# Collected data
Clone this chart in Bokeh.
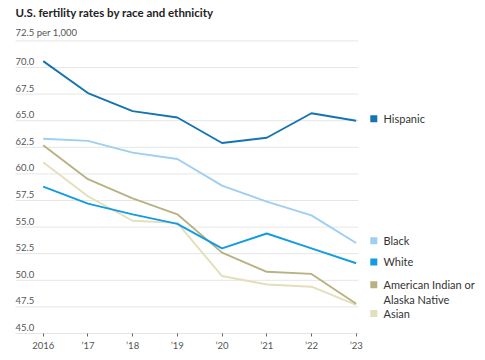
from bokeh.plotting import figure
from bokeh.models import Range1d, Label, FixedTicker
from bokeh.embed import file_html
from bokeh.resources import INLINE

years = [2016, 2017, 2018, 2019, 2020, 2021, 2022, 2023]
year_labels = ["2016", "’17", "’18", "’19", "’20", "’21", "’22", "’23"]
hispanic = [70.6, 67.6, 65.9, 65.3, 62.9, 63.4, 65.7, 65.0]
black = [63.3, 63.1, 62.0, 61.4, 58.9, 57.4, 56.1, 53.5]
white = [58.8, 57.2, 56.2, 55.3, 53.0, 54.4, 53.0, 51.6]
aian = [62.7, 59.5, 57.7, 56.2, 52.6, 50.8, 50.6, 47.8]
asian = [61.1, 57.9, 55.6, 55.4, 50.4, 49.6, 49.4, 47.7]
y_ticks = [45.0, 47.5, 50.0, 52.5, 55.0, 57.5, 60.0, 62.5, 65.0, 67.5, 70.0, 72.5]
names = ["Hispanic", "Black", "White", "American Indian or\nAlaska Native", "Asian"]
colors = ["#1574b0", "#9ecff2", "#139ce0", "#b8b282", "#e3dfbb"]
values = [hispanic, black, white, aian, asian]
legend_nudge_px = [1.9, 2.3, 1.3, 18.9, -8.7]

FONT = "Lato"
W, H = 485, 360
BOTTOM = 27
FH = H - BOTTOM
px_per_year = 44.71
px_per_unit = 10.64
x0 = 2016 - 42.7 / px_per_year
x1 = x0 + W / px_per_year
y1 = 45 + FH / px_per_unit

def dx(px):
    return x0 + px / px_per_year

p = figure(width=W, height=H, min_border_left=0, min_border_right=0,
           min_border_top=0, min_border_bottom=BOTTOM,
           x_range=Range1d(x0, x1), y_range=Range1d(45, y1),
           output_backend="svg", toolbar_location=None)
p.outline_line_color = None
p.background_fill_color = "white"
p.border_fill_color = "white"
p.yaxis.visible = False
p.xgrid.grid_line_color = None
p.ygrid.grid_line_color = None

ax = p.xaxis[0]
ax.ticker = FixedTicker(ticks=years)
ax.major_label_overrides = {y: l for y, l in zip(years, year_labels)}
ax.axis_line_color = None
ax.major_tick_line_color = "#666666"
ax.major_tick_in = 0
ax.major_tick_out = 3
ax.minor_tick_line_color = None
ax.major_label_text_font = FONT
ax.major_label_text_font_size = "9.5px"
ax.major_label_text_color = "#555555"
ax.major_label_standoff = 3

# gridlines restricted to the plotting area
gl, gr = dx(15), dx(358)
p.segment(x0=[gl] * len(y_ticks), x1=[gr] * len(y_ticks), y0=y_ticks, y1=y_ticks,
          line_color="#e6e6e6", line_width=1)
p.segment(x0=[gl], x1=[gr], y0=[y_ticks[0]], y1=[y_ticks[0]], line_color="#d8d8d8", line_width=1)

for vals, col in list(zip(values, colors))[::-1]:
    p.line(years, vals, line_color=col, line_width=1.9)

for t in y_ticks:
    txt = f"{t:.1f}" + (" per 1,000" if t == 72.5 else "")
    p.add_layout(Label(x=gl, y=t + 2.5 / px_per_unit, text=txt, text_font=FONT,
                       text_font_size="9.5px", text_color="#555555",
                       text_baseline="bottom", text_align="left"))

p.add_layout(Label(x=gl, y=45 + (332.7 - 11.5) / px_per_unit,
                   text="U.S. fertility rates by race and ethnicity",
                   text_font=FONT, text_font_style="bold", text_font_size="11.5px",
                   text_color="#222222", text_baseline="middle", text_align="left"))

sq_x = dx(373.3)
tx_x = dx(383)
for name, vals, col, nud in zip(names, values, colors, legend_nudge_px):
    yy = vals[-1] + nud / px_per_unit
    p.scatter([sq_x], [yy], marker="square", size=7, fill_color=col, line_color=None)
    lines = name.split("\n")
    for i, ln in enumerate(lines):
        p.add_layout(Label(x=tx_x, y=yy - i * 15 / px_per_unit, text=ln, text_font=FONT,
                           text_font_size="11px", text_color="#333333",
                           text_baseline="middle", text_align="left"))

open("out.html", "w").write(file_html(p, INLINE))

# Goal
Return the whole listing, word for word, and leave out every picture.

# Solution to the exercise
Clone this chart in Bokeh.
from bokeh.plotting import figure
from bokeh.models import Range1d, Label, FixedTicker
from bokeh.embed import file_html
from bokeh.resources import INLINE

years = [2016, 2017, 2018, 2019, 2020, 2021, 2022, 2023]
year_labels = ["2016", "’17", "’18", "’19", "’20", "’21", "’22", "’23"]
hispanic = [70.6, 67.6, 65.9, 65.3, 62.9, 63.4, 65.7, 65.0]
black = [63.3, 63.1, 62.0, 61.4, 58.9, 57.4, 56.1, 53.5]
white = [58.8, 57.2, 56.2, 55.3, 53.0, 54.4, 53.0, 51.6]
aian = [62.7, 59.5, 57.7, 56.2, 52.6, 50.8, 50.6, 47.8]
asian = [61.1, 57.9, 55.6, 55.4, 50.4, 49.6, 49.4, 47.7]
y_ticks = [45.0, 47.5, 50.0, 52.5, 55.0, 57.5, 60.0, 62.5, 65.0, 67.5, 70.0, 72.5]
names = ["Hispanic", "Black", "White", "American Indian or\nAlaska Native", "Asian"]
colors = ["#1574b0", "#9ecff2", "#139ce0", "#b8b282", "#e3dfbb"]
values = [hispanic, black, white, aian, asian]
legend_nudge_px = [1.9, 2.3, 1.3, 18.9, -8.7]

FONT = "Lato"
W, H = 485, 360
BOTTOM = 27
FH = H - BOTTOM
px_per_year = 44.71
px_per_unit = 10.64
x0 = 2016 - 42.7 / px_per_year
x1 = x0 + W / px_per_year
y1 = 45 + FH / px_per_unit

def dx(px):
    return x0 + px / px_per_year

p = figure(width=W, height=H, min_border_left=0, min_border_right=0,
           min_border_top=0, min_border_bottom=BOTTOM,
           x_range=Range1d(x0, x1), y_range=Range1d(45, y1),
           output_backend="svg", toolbar_location=None)
p.outline_line_color = None
p.background_fill_color = "white"
p.border_fill_color = "white"
p.yaxis.visible = False
p.xgrid.grid_line_color = None
p.ygrid.grid_line_color = None

ax = p.xaxis[0]
ax.ticker = FixedTicker(ticks=years)
ax.major_label_overrides = {y: l for y, l in zip(years, year_labels)}
ax.axis_line_color = None
ax.major_tick_line_color = "#666666"
ax.major_tick_in = 0
ax.major_tick_out = 3
ax.minor_tick_line_color = None
ax.major_label_text_font = FONT
ax.major_label_text_font_size = "9.5px"
ax.major_label_text_color = "#555555"
ax.major_label_standoff = 3

# gridlines restricted to the plotting area
gl, gr = dx(15), dx(358)
p.segment(x0=[gl] * len(y_ticks), x1=[gr] * len(y_ticks), y0=y_ticks, y1=y_ticks,
          line_color="#e6e6e6", line_width=1)
p.segment(x0=[gl], x1=[gr], y0=[y_ticks[0]], y1=[y_ticks[0]], line_color="#d8d8d8", line_width=1)

for vals, col in list(zip(values, colors))[::-1]:
    p.line(years, vals, line_color=col, line_width=1.9)

for t in y_ticks:
    txt = f"{t:.1f}" + (" per 1,000" if t == 72.5 else "")
    p.add_layout(Label(x=gl, y=t + 2.5 / px_per_unit, text=txt, text_font=FONT,
                       text_font_size="9.5px", text_color="#555555",
                       text_baseline="bottom", text_align="left"))

p.add_layout(Label(x=gl, y=45 + (332.7 - 11.5) / px_per_unit,
                   text="U.S. fertility rates by race and ethnicity",
                   text_font=FONT, text_font_style="bold", text_font_size="11.5px",
                   text_color="#222222", text_baseline="middle", text_align="left"))

sq_x = dx(373.3)
tx_x = dx(383)
for name, vals, col, nud in zip(names, values, colors, legend_nudge_px):
    yy = vals[-1] + nud / px_per_unit
    p.scatter([sq_x], [yy], marker="square", size=7, fill_color=col, line_color=None)
    lines = name.split("\n")
    for i, ln in enumerate(lines):
        p.add_layout(Label(x=tx_x, y=yy - i * 15 / px_per_unit, text=ln, text_font=FONT,
                           text_font_size="11px", text_color="#333333",
                           text_baseline="middle", text_align="left"))

open("out.html", "w").write(file_html(p, INLINE))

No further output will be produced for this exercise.